• [Provided data]
-----
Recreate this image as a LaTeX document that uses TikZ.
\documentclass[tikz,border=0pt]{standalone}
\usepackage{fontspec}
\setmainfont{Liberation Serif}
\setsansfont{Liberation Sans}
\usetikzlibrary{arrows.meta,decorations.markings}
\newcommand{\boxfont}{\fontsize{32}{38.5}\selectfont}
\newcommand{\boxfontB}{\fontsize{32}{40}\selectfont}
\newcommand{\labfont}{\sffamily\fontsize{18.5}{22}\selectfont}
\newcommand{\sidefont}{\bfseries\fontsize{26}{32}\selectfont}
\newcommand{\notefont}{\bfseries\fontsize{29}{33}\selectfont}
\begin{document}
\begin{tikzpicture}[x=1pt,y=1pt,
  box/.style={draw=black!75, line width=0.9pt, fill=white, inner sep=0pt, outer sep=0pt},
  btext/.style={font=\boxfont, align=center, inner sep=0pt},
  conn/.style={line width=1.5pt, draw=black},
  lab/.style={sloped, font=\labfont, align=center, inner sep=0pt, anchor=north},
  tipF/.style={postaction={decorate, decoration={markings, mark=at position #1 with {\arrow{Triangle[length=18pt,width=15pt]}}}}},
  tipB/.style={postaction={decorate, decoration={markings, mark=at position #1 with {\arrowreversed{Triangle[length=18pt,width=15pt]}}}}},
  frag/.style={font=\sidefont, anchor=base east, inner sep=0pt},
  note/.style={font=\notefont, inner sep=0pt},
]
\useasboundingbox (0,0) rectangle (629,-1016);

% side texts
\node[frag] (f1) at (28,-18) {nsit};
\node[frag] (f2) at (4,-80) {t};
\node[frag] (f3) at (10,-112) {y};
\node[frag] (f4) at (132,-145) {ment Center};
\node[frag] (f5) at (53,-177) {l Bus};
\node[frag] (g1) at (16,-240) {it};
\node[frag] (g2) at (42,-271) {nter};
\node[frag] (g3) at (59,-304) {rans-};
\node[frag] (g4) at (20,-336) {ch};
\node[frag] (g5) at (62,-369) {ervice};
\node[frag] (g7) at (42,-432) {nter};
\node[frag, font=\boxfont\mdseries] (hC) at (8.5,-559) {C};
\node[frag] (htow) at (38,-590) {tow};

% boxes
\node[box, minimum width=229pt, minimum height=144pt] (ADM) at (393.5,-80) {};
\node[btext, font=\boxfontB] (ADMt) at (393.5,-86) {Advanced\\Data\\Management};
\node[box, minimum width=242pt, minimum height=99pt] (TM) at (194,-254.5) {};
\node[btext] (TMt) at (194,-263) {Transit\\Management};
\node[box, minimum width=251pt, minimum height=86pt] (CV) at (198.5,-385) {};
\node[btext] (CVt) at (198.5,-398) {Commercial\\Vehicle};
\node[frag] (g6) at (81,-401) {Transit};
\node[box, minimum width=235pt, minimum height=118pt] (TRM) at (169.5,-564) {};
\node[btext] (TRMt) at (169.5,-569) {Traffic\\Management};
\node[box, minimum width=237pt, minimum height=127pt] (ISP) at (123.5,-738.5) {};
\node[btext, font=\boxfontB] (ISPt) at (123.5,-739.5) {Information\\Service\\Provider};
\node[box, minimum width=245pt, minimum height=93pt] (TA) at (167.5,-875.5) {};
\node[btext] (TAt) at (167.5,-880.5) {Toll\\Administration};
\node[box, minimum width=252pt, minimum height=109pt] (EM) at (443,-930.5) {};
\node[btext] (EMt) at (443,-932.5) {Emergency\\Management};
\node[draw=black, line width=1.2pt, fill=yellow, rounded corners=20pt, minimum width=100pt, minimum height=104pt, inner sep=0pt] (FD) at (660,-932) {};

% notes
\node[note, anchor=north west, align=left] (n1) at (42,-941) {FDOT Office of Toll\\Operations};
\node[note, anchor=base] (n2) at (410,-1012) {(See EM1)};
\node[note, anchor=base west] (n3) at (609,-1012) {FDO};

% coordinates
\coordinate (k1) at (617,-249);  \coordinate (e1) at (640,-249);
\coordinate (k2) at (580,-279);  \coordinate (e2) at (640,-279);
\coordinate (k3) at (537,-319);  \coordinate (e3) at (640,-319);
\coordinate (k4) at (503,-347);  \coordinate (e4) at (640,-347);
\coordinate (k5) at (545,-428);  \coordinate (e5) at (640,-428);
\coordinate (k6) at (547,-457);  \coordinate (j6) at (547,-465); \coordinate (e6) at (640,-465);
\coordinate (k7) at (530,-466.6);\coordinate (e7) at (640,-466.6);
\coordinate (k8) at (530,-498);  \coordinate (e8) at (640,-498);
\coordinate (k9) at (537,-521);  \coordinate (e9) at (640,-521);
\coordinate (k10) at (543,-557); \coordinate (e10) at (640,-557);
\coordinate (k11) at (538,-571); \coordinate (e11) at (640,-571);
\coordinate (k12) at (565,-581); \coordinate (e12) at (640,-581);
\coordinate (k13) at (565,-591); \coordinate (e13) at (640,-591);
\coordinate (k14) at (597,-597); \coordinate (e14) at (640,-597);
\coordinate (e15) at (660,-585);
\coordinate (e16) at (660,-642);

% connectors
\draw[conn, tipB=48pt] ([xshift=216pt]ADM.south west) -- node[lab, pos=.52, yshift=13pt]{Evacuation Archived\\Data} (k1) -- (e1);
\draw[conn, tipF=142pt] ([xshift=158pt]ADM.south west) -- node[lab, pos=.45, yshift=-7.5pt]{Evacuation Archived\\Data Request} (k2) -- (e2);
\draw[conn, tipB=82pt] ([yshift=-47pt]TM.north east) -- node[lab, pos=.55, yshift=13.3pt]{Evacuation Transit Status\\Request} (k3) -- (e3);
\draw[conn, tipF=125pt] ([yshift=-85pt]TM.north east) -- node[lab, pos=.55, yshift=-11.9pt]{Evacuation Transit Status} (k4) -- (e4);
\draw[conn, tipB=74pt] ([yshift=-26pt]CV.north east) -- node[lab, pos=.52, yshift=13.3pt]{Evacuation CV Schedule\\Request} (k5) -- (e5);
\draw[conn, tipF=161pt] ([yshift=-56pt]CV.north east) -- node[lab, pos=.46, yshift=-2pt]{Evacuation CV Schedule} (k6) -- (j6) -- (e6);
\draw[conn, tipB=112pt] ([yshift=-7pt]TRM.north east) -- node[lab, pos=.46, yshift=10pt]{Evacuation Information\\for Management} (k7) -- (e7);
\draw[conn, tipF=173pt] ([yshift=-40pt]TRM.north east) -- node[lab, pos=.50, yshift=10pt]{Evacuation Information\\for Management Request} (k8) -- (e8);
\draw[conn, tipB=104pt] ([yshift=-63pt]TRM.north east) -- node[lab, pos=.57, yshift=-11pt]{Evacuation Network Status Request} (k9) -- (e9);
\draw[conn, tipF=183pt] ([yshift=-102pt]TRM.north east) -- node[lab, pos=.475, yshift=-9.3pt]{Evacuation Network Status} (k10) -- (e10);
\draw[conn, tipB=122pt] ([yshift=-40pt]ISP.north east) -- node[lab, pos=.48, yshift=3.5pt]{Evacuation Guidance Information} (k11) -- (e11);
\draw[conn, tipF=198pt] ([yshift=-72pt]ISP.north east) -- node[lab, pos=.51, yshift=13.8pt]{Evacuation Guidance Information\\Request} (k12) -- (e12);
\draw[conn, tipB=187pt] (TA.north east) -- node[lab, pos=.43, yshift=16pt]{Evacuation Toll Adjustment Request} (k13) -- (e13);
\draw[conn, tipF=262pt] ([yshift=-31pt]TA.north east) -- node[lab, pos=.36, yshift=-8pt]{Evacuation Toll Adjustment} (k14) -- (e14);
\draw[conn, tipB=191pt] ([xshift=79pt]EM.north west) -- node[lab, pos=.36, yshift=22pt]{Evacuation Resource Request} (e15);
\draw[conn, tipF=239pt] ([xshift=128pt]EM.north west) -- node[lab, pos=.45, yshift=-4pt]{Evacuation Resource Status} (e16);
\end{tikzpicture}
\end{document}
-----
• [Goal of the exercise] From the first line above through the line that contains "(htow) at (38,-590)", quote each line exactly. Output nothing more.

• [Final result]
Recreate this image as a LaTeX document that uses TikZ.
\documentclass[tikz,border=0pt]{standalone}
\usepackage{fontspec}
\setmainfont{Liberation Serif}
\setsansfont{Liberation Sans}
\usetikzlibrary{arrows.meta,decorations.markings}
\newcommand{\boxfont}{\fontsize{32}{38.5}\selectfont}
\newcommand{\boxfontB}{\fontsize{32}{40}\selectfont}
\newcommand{\labfont}{\sffamily\fontsize{18.5}{22}\selectfont}
\newcommand{\sidefont}{\bfseries\fontsize{26}{32}\selectfont}
\newcommand{\notefont}{\bfseries\fontsize{29}{33}\selectfont}
\begin{document}
\begin{tikzpicture}[x=1pt,y=1pt,
  box/.style={draw=black!75, line width=0.9pt, fill=white, inner sep=0pt, outer sep=0pt},
  btext/.style={font=\boxfont, align=center, inner sep=0pt},
  conn/.style={line width=1.5pt, draw=black},
  lab/.style={sloped, font=\labfont, align=center, inner sep=0pt, anchor=north},
  tipF/.style={postaction={decorate, decoration={markings, mark=at position #1 with {\arrow{Triangle[length=18pt,width=15pt]}}}}},
  tipB/.style={postaction={decorate, decoration={markings, mark=at position #1 with {\arrowreversed{Triangle[length=18pt,width=15pt]}}}}},
  frag/.style={font=\sidefont, anchor=base east, inner sep=0pt},
  note/.style={font=\notefont, inner sep=0pt},
]
\useasboundingbox (0,0) rectangle (629,-1016);

% side texts
\node[frag] (f1) at (28,-18) {nsit};
\node[frag] (f2) at (4,-80) {t};
\node[frag] (f3) at (10,-112) {y};
\node[frag] (f4) at (132,-145) {ment Center};
\node[frag] (f5) at (53,-177) {l Bus};
\node[frag] (g1) at (16,-240) {it};
\node[frag] (g2) at (42,-271) {nter};
\node[frag] (g3) at (59,-304) {rans-};
\node[frag] (g4) at (20,-336) {ch};
\node[frag] (g5) at (62,-369) {ervice};
\node[frag] (g7) at (42,-432) {nter};
\node[frag, font=\boxfont\mdseries] (hC) at (8.5,-559) {C};
\node[frag] (htow) at (38,-590) {tow};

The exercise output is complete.